Rule 2 | Work with line bundles
Lesson 6 | Drawing from Rembrandt
60 min. |
Take the grate challenge and bring together what you have learned so far: learn from the master in Sketching – Rembrandt van Rijn.
Step 1 | Watch and see how you can master the great challenge
Start with a virtual visit to the Rijksmuseum. Observe how the professionals drew the lines.
Step 2 | See how you can take the challenge
Do not stick onto the drawing from Rembrandt. Take them as a starting point.
Script
Hello and happy sketching.
We are in the second rule of the line bundles, multiple lines. And I have here a sketch by Rembrandt. You are asked to draw figures like Rembrandt, I made a collection on the Rijksstudio studio. You have to link further down on the website.

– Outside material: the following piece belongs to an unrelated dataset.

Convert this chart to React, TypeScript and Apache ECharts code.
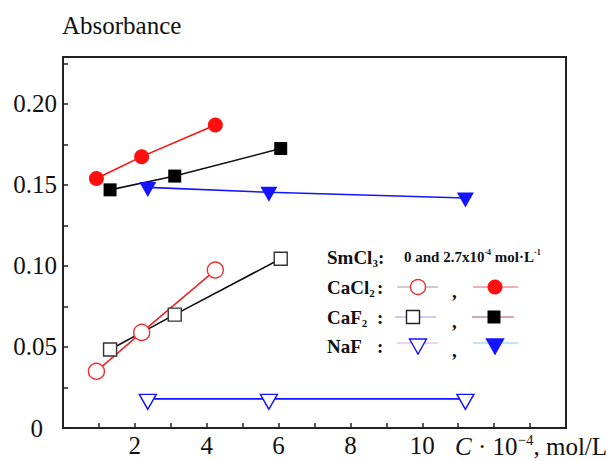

And I ask you to draw lines that are going to be in bundles as we have with them here. So here in the head, we have many lines, or here we have many lines, and so on and so forth. We have a lot of lines here to make the shadow, but they are fluttering, crossing, and going in bundles everywhere. And there you can see it in the head, in the hat, and here in the eye as well.
I already sketched it here, so that’s not so long for you. And you see accuracy, that’s still not what it should be. So this has to do, because we do not measure, and we do not work really properly with measuring lengths and directions.
What I’m asking you to do is you are working with your device next to you and you are going to copy because you can learn a lot of the lines. So by the way, I work with the crayon here and you can really do a lot by copying details, but not too accurately because I really ask you to work rapidly, fastly, because you can’t copy all the stuff in detail because you’re not a slave. Do all the lines the same, whatever they are, if they are part of the face or whatever, just work on with stroke bundles. Try to find the right form. Here we have a lot of … I have to put it a little bit more in this direction so you can see it better … Here on the shoulder, you have many lines. Try to work it out and try make to copy freely all these different lines with more than one line, just to learn that there is no fault line. Every line has its information and the more information you have, the freer you are in your drawing.
And actually drawing is all about getting into the flow. So learning how you can trigger your creativity and work on this. Okay, this is it. Try it out. Enjoy it.
Beggar Man and Woman Conversing, Rembrandt van Rijn, 1630
etching, h 80mm × w 66mm More details
Rembrandt’s rapid progress as a printmaker is easy to see in this group of poor wretches. The seated woman is still somewhat crudely executed, but the beggar woman with a gourd and her male companion already testify to greater mastery of the technique. The little prints of a man and a woman are etched in the finer style that Rembrandt was to develop later.